The tender-harmless, playful eroticism that emanates from Höing's nymphs and also shows through in Comte-Gaz's works, stands in stark contrast to Matt Lambert's sometimes very explicit photographs and films that have nothing in common with obsolete moral concepts. His work is an often hard-core, sex-infused and unapologetic celebration of gay sexuality. The Berlin-based artist (*1983 in Los Angeles), who has also worked for nearly all major fashion and lifestyle magazines, is best known for his LGBT community-related work. Lambert prefers to work with real porn actors and deals with topics such as youth and intimacy.

Also queer related is American Tom Bianchi’s photographic work, who devotes himself entirely to the act of men in his work. In more than 20 books with photographs, poems and essays already published, experiences of homosexual men are treated. The Polaroid series shown in ADULTS ONLY was originally created between 1975-83 (Bianchi was born in 1945, he lives and works in Palm Springs) and pays homage to the carefree, pre-AIDS lifestyle of the gay community at Fire Island Pines, Long Island, NY.

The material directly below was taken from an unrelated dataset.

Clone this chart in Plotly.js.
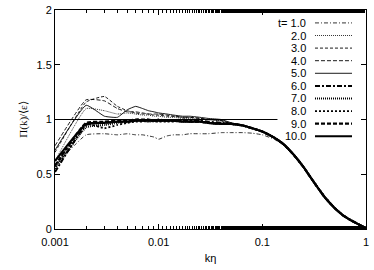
<!DOCTYPE html>
<html>
<head>
<meta charset="utf-8">
<script src="https://cdn.plot.ly/plotly-3.0.1.min.js"></script>
<style>html,body{margin:0;padding:0;background:#fff;}#plot{width:374px;height:270px;}</style>
</head>
<body>
<div id="plot"></div>
<script>
// wavenumber k*eta
const kEta = [0.001,0.002,0.003,0.004,0.005,0.006,0.007,0.008,0.009,0.010,0.012,0.014,0.017,0.02,0.025,0.03,0.04,0.05,0.065,0.08,0.1,0.13,0.16,0.2,0.25,0.3,0.4,0.5,0.6,0.7,0.8,0.9,1.0];

const seriesNames = ['t= 1.0','2.0','3.0','4.0','5.0','6.0','7.0','8.0','9.0','10.0'];

const t1  = [0.58,0.86,0.87,0.86,0.87,0.86,0.86,0.85,0.84,0.82,0.85,0.86,0.86,0.87,0.87,0.87,0.88,0.88,0.88,0.875,0.86,0.82,0.765,0.675,0.56,0.45,0.29,0.19,0.125,0.085,0.055,0.03,0.01];
const t2  = [0.62,1.10,1.08,1.05,1.06,1.05,1.04,1.04,1.03,1.03,1.02,1.02,1.01,1.01,1.00,1.00,0.99,0.97,0.945,0.92,0.89,0.835,0.775,0.68,0.565,0.455,0.29,0.19,0.125,0.085,0.055,0.03,0.01];
const t3  = [0.70,1.16,1.21,1.12,1.08,1.06,1.05,1.05,1.04,1.04,1.03,1.03,1.02,1.02,1.01,1.00,0.99,0.96,0.945,0.92,0.89,0.835,0.775,0.68,0.565,0.455,0.29,0.19,0.125,0.085,0.055,0.03,0.01];
const t4  = [0.76,1.18,1.17,1.10,1.07,1.07,1.06,1.05,1.05,1.05,1.04,1.03,1.02,1.02,1.01,1.00,0.99,0.96,0.945,0.92,0.89,0.835,0.775,0.68,0.565,0.455,0.29,0.19,0.125,0.085,0.055,0.03,0.01];
const t5  = [0.72,1.13,1.03,1.02,1.09,1.12,1.10,1.08,1.07,1.06,1.05,1.04,1.03,1.03,1.02,1.01,1.00,0.97,0.945,0.92,0.89,0.835,0.775,0.68,0.565,0.455,0.29,0.19,0.125,0.085,0.055,0.03,0.01];
const t6  = [0.52,0.95,0.97,0.98,0.98,0.99,0.99,0.99,0.99,1.00,0.99,0.99,1.00,0.99,0.99,0.98,0.97,0.96,0.945,0.92,0.89,0.835,0.775,0.68,0.565,0.455,0.29,0.19,0.125,0.085,0.055,0.03,0.01];
const t7  = [0.55,0.93,0.95,0.97,0.98,0.99,0.99,0.98,0.99,0.99,0.99,0.99,0.98,0.98,0.98,0.97,0.96,0.96,0.945,0.92,0.89,0.835,0.775,0.68,0.565,0.455,0.29,0.19,0.125,0.085,0.055,0.03,0.01];
const t8  = [0.57,0.96,0.92,0.95,0.97,0.98,0.98,0.99,0.98,0.98,0.98,0.98,0.99,0.98,0.98,0.97,0.96,0.96,0.945,0.92,0.89,0.835,0.775,0.68,0.565,0.455,0.29,0.19,0.125,0.085,0.055,0.03,0.01];
const t9  = [0.58,0.97,0.98,0.99,0.99,1.00,1.00,1.00,0.99,0.99,0.99,0.99,0.99,0.98,0.98,0.97,0.96,0.96,0.945,0.92,0.89,0.835,0.775,0.68,0.565,0.455,0.29,0.19,0.125,0.085,0.055,0.03,0.01];
const t10 = [0.62,0.96,0.97,0.98,0.98,0.99,0.99,0.99,0.99,0.99,0.99,0.99,0.98,0.98,0.98,0.97,0.96,0.96,0.945,0.92,0.89,0.835,0.775,0.68,0.565,0.455,0.29,0.19,0.125,0.085,0.055,0.03,0.01];

// reference line Pi/<eps> = 1
const refK = [0.001, 0.14];
const refVal = [1, 1];

const xTickVals = [0.001, 0.01, 0.1, 1];
const xTickText = ['0.001', '0.01', '0.1', '1'];
const yTickVals = [0, 0.5, 1, 1.5, 2];
const yTickText = ['0', '0.5', '1', '1.5', '2'];

const seriesValues = [t1,t2,t3,t4,t5,t6,t7,t8,t9,t10];
const styles = [
  {dash:'4px,2px,1px,2px', width:0.8},
  {dash:'1px,1px', width:0.8},
  {dash:'3px,2px', width:0.9},
  {dash:'4px,2px', width:0.9},
  {dash:'solid', width:0.9},
  {dash:'5px,2px,2px,2px', width:2.0},
  {dash:'1px,1px', width:2.2},
  {dash:'2px,2px', width:1.8},
  {dash:'4px,2px', width:2.2},
  {dash:'solid', width:2.2}
];

const traces = [{
  x: refK, y: refVal, mode:'lines', line:{color:'#000', width:1}, showlegend:false, hoverinfo:'skip'
}];
seriesValues.forEach((vals, i) => {
  traces.push({
    x: kEta, y: vals, mode:'lines', name: seriesNames[i],
    line:{color:'#000', width:styles[i].width, dash:styles[i].dash, shape:'spline', smoothing:0.4},
    showlegend:false
  });
});

// gnuplot-style key: label then sample line
const annotations = [];
const shapes = [];
const row0 = 0.941, rowStep = 0.0575;
seriesNames.forEach((nm, i) => {
  const yy = row0 - i * rowStep;
  annotations.push({xref:'paper', yref:'paper', x:0.813, y:yy, xanchor:'right', yanchor:'middle',
    text:nm, showarrow:false, font:{family:'Liberation Sans, Arial, sans-serif', size:11, color:'#000'}});
  shapes.push({type:'line', xref:'paper', yref:'paper', x0:0.836, x1:0.955, y0:yy, y1:yy,
    line:{color:'#000', width:styles[i].width, dash:styles[i].dash}});
});

const layout = {
  width:374, height:270,
  margin:{l:55, r:8, t:10, b:41},
  paper_bgcolor:'#fff', plot_bgcolor:'#fff',
  font:{family:'Liberation Sans, Arial, sans-serif', size:11, color:'#000'},
  showlegend:false,
  xaxis:{
    type:'log', range:[-3, 0],
    tickvals:xTickVals, ticktext:xTickText,
    ticks:'inside', ticklen:5, tickwidth:1, tickcolor:'#000',
    ticklabelstandoff:3,
    minor:{ticks:'inside', ticklen:3, tickwidth:1, tickcolor:'#000', showgrid:false},
    showline:true, linecolor:'#000', linewidth:1, mirror:'allticks',
    showgrid:false, zeroline:false,
    title:{text:'kη', standoff:7, font:{family:'Liberation Sans, Arial, sans-serif', size:11}}
  },
  yaxis:{
    range:[0, 2],
    tickvals:yTickVals, ticktext:yTickText,
    ticks:'inside', ticklen:5, tickwidth:1, tickcolor:'#000',
    showline:true, linecolor:'#000', linewidth:1, mirror:'allticks',
    showgrid:false, zeroline:false,
    title:{text:'Π(k)/⟨ε⟩', standoff:6, font:{family:'Liberation Serif, Times New Roman, serif', size:11}}
  },
  annotations: annotations,
  shapes: shapes
};

Plotly.newPlot('plot', traces, layout, {staticPlot:true, displayModeBar:false});
</script>
</body>
</html>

In his work, British photographer Bob Carlos Clarke, who died in 2006 and is also known as the British Helmut Newton, dedicates himself to the nude act as well, but this time around the female one. Clarke realizes erotic (male) fantasies and works with models, actresses and stars (the exhibition shows, for example, Academy Award winner Rachel Weizs in “For Dolls That Do Dishes”). His work, published in countless books and magazines, is synonymous with glamour, fetish and women's bodies.